“Financial advice,” as defined by our legislation, refers to recommendations from a registered financial services provider or their representative with the objective of selling a financial product. According to the Financial Advisory and Intermediary Services (FAIS) Act, it encompasses “any recommendation, guidance, or proposal of a financial nature furnished, by any means or medium, to a client or group of clients regarding the purchase or investment in any financial product.”
Since its introduction in 2002, the FAIS Act mandates that anyone offering financial products or services must be registered as a Financial Services Provider (FSP).
FSPs are required to adhere to the General Code of Conduct under the act, ensuring that:
- Advice is factually correct, not misleading, and suitable for the client’s circumstances and needs.
- Product terms and conditions are fully explained.
- The adviser’s commission and remuneration are disclosed.

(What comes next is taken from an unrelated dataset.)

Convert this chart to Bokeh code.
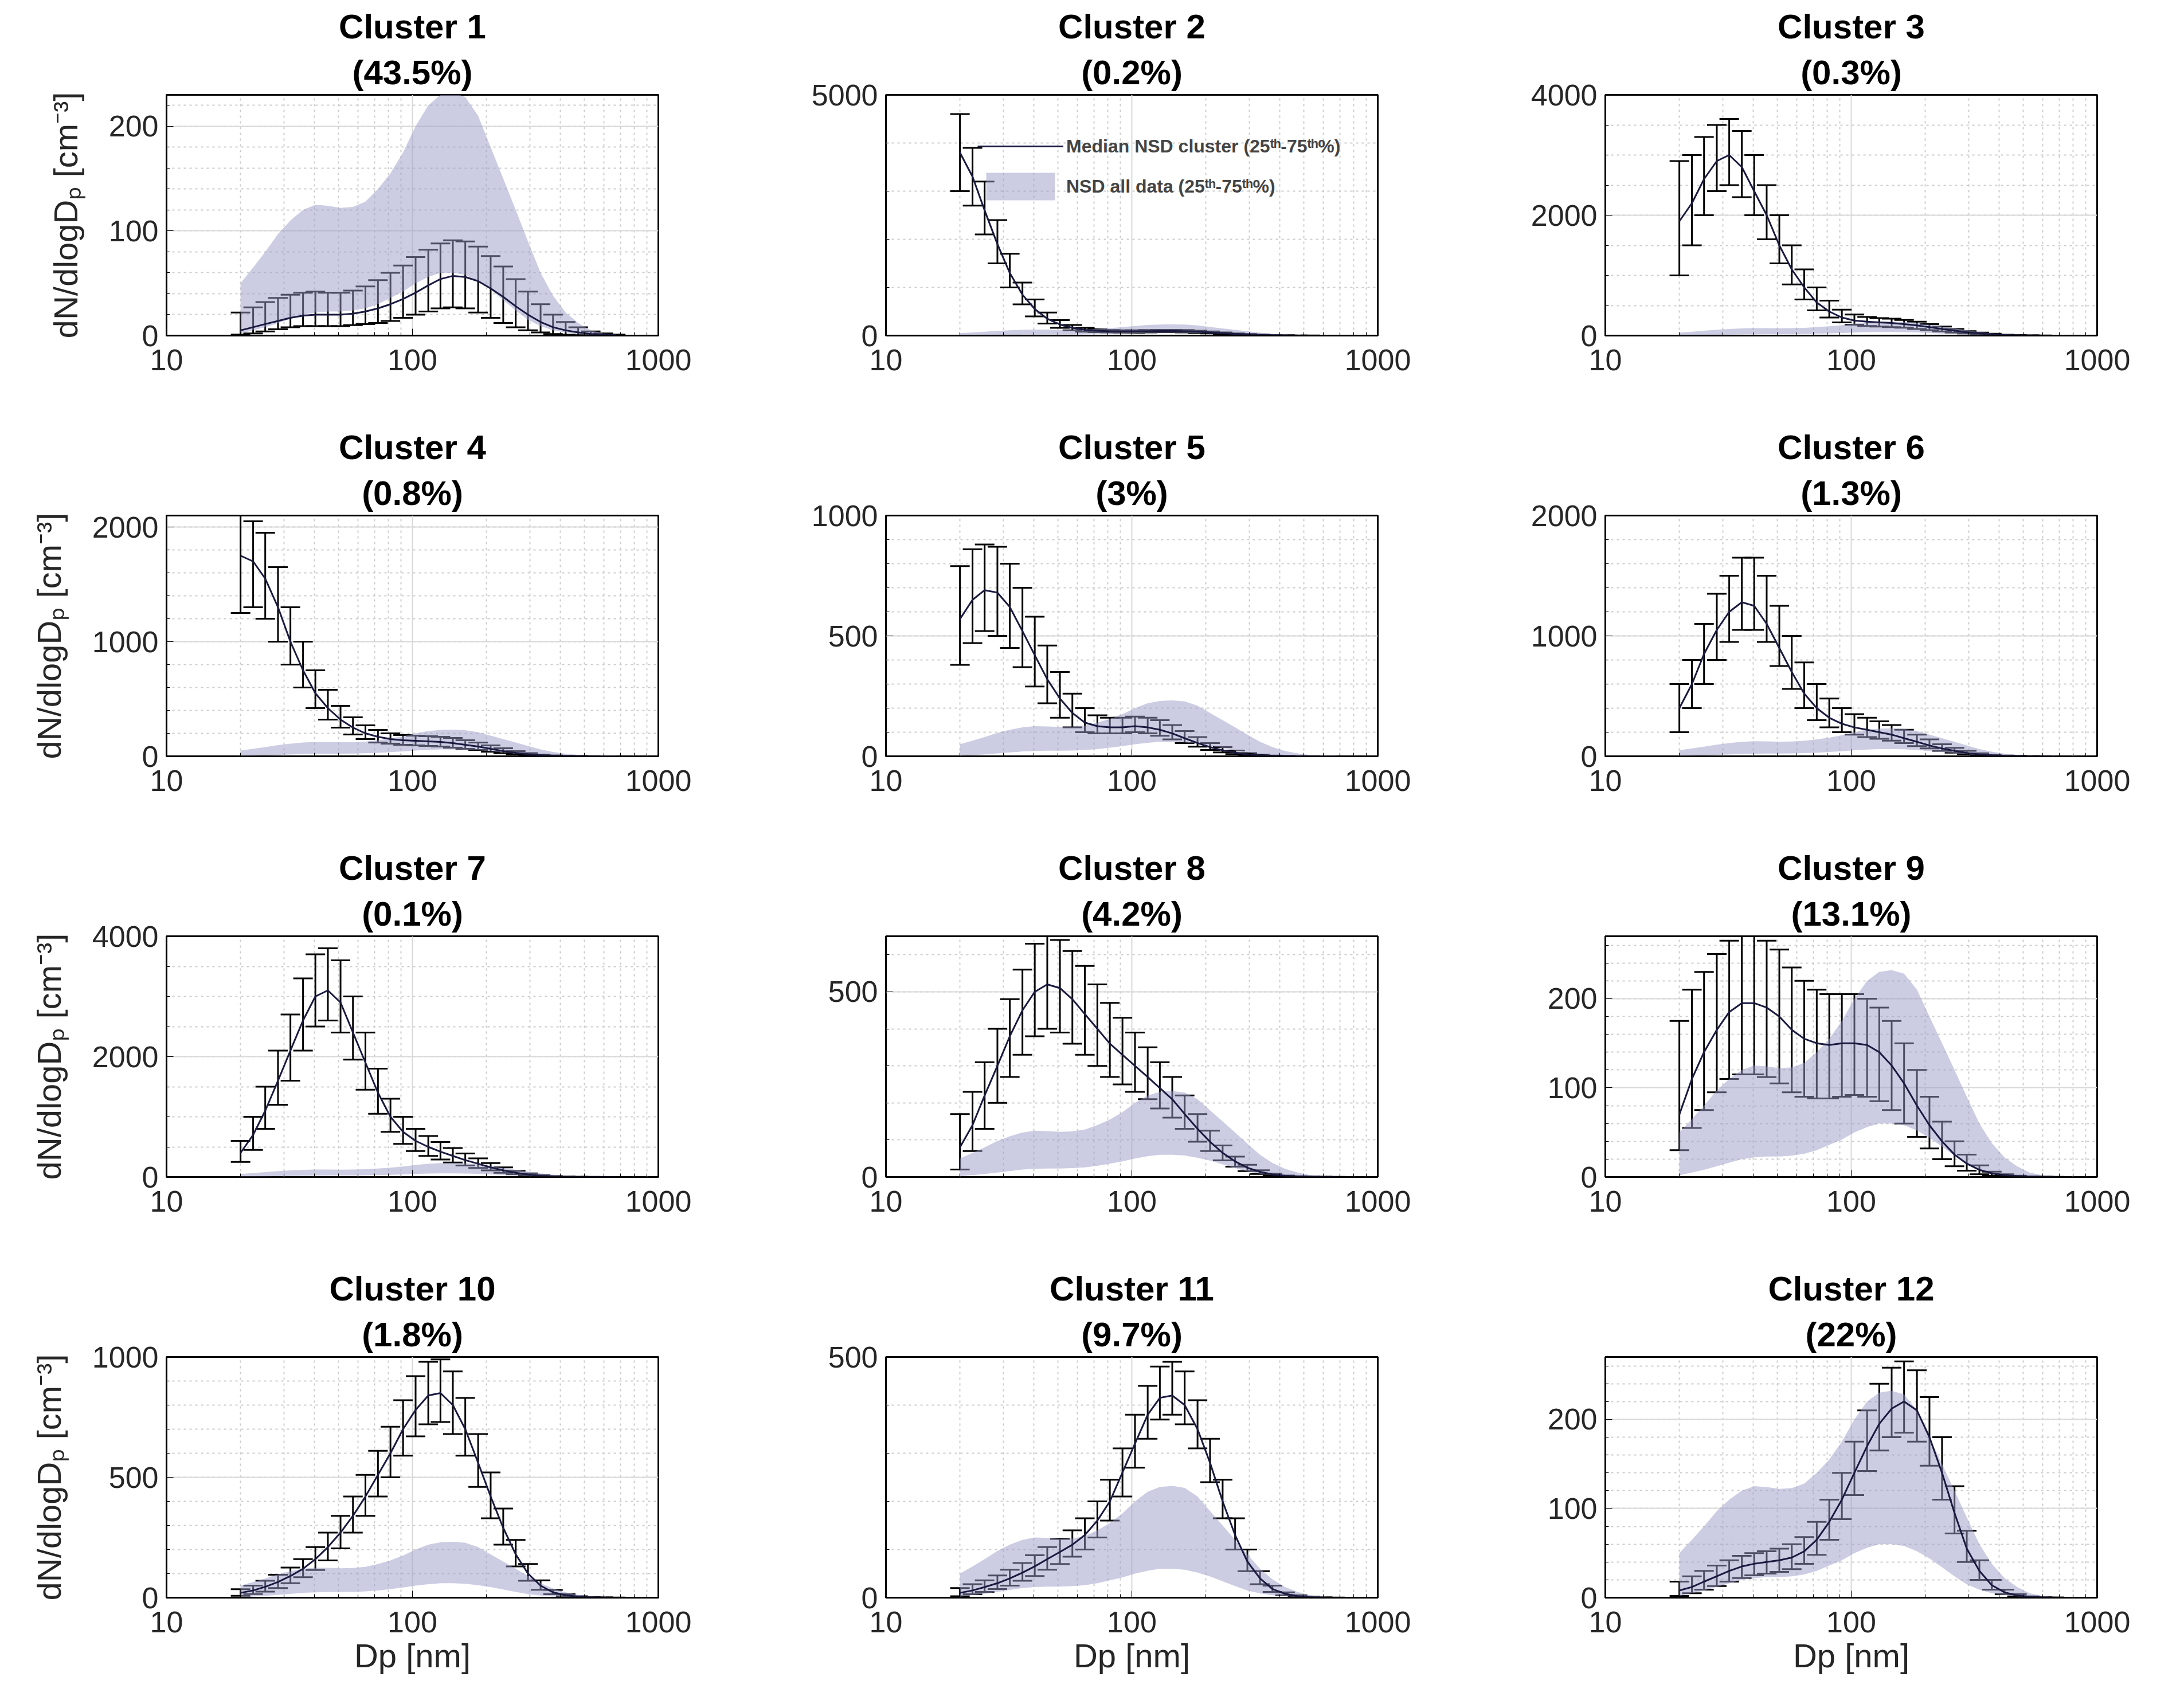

- Conflicts of interest between adviser and client are minimized.
Advisers must also meet the act’s “fit and proper” requirements. According to Donald Dinnie in Norton Rose Fulbright’s “Financial Institutions Legal Snapshot” newsletter, a “fit and proper” person is defined by their integrity, competence, and financial soundness. Factors considered include honesty, integrity, reputation, financial soundness, solvency, competence, qualifications, and any criminal convictions or misconduct related to their business activities.
If a company or individual does not comply with these requirements, they can be reported to the Financial Sector Conduct Authority. Complaints against registered FSPs can be submitted to the Ombud for Financial Services Providers (FAIS Ombud).
Challenges with the Current Business Model
Despite the protections offered by the FAIS Act, the business model of major financial product providers has remained largely unchanged. Advisers within these networks are often highly incentivized to sell products, creating serious conflicts of interest. This model has led to unethical behavior, as evidenced by statistics from the Association for Savings and Investment South Africa (ASISA).
Efforts to address these issues, such as the Retail Distribution Review initiated by National Treasury around 2016, have stalled.
What to Look for in an Adviser
A new breed of advisers, known as financial planners, elevate financial advice to a professional level. Financial planners have postgraduate qualifications, offer a service akin to that of a family doctor or lawyer, and adhere to a professional code. The top financial planners in South Africa hold the internationally recognized Certified Financial Planner (CFP) designation and are members of the Financial Planning Institute of Southern Africa.
In a 2022 interview with Personal Finance, David Kop, former director of the FPI and co-founder of FI Consult, highlighted a key indicator of an adviser’s intentions: their focus on the client rather than the product.
“Financial planning is not about the product. The product is a tool a planner will use to help you meet your goals. If the adviser’s conversation is all about the product and not about you, that is a tell-tale sign that they are just trying to sell a product,” Kop explained.
“Financial products are essential, but effective financial planning starts with understanding your goals and dreams. The planner then applies their skills to help you achieve these goals. If your adviser’s approach is to understand your needs and goals first, you are on a genuine financial planning journey. Conversely, if the focus is on selling a product, you are in a product-sell environment,” Kop said.